First Real Vibe-Coding Experience
Genie vibe-coding Java JavaFX
Yesterday evening we had some friends over. The guy is a very experienced Java dev (15+ YOE), and we talked about dev stuff and, of course, AI and coding assistants. His company (a fairly large enterprise in Germany) had banned all use of AI. They’ve now backtracked a bit, but are still “looking into it and evaluating.”
I told him about my experiments with Claude Code. He was skeptical, but acknowledged that for some use cases these tools are a big help. But I got him curious. We had about an hour before they had to leave, so we grabbed some beers, my MacBook, and a use case he had in mind.
In Germany, there’s this thing in schools called Elternvertreter — each class must elect a parent rep and a deputy. It’s part of school law. The election is usually the most annoying part of the first parent meeting — if nobody volunteers, the meeting drags on until someone gives in. Been there, done that. 11 pm on a Tuesday.
The election must be fair, voluntary, and anonymous. Most teachers hand out slips of paper, tally the votes, and that’s it. But in six years of having school-aged kids, I’ve never seen real “competition.” Everyone’s just glad when someone steps up.

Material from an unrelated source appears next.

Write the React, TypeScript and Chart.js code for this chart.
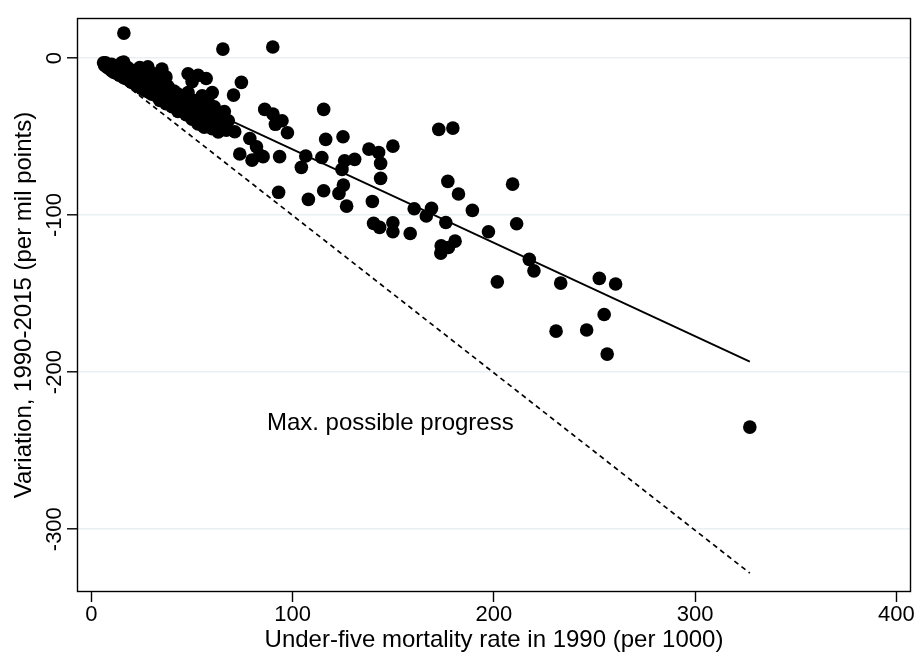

So, my friend imagined a simple desktop app: runs locally, no auth, lets parents vote turn by turn, and spits out a nice PDF you can send around. Nothing fancy.
Long story short — I decided to vibe-code the app. I’ve got no real Java experience — my last touchpoint was 10+ years ago. No IDE set up, and we had just under an hour. I fired up Claude, wrote a quick CLAUDE.md (10 min), and off we went. Genie brainstormed JavaFX + SQLite — exactly what my friend had in mind.
10 minutes in, we had a version that compiled and started. Created a voting session, added parents, picked the “volunteers.” Kept adding functionality and testing. A few bugs and loose ends (buttons without function), but nothing serious. After 45 minutes, we had a working app — and I hadn’t even looked at the code. Just tossed in some refactoring rounds, auto-accepted all the Genie’s suggestions.
Pretty cool experiment, especially with a stack I don’t know and barely any time. Very different from my previous Genie experiments.
After our friends left, I kept playing around. Eventually looked into the code. I’m no Java expert, but structure, model, patterns — all looked “good enough” to me. I’ll drop a repo link in the comments — feel free to comment on it.
And yeah — my friend was seriously impressed!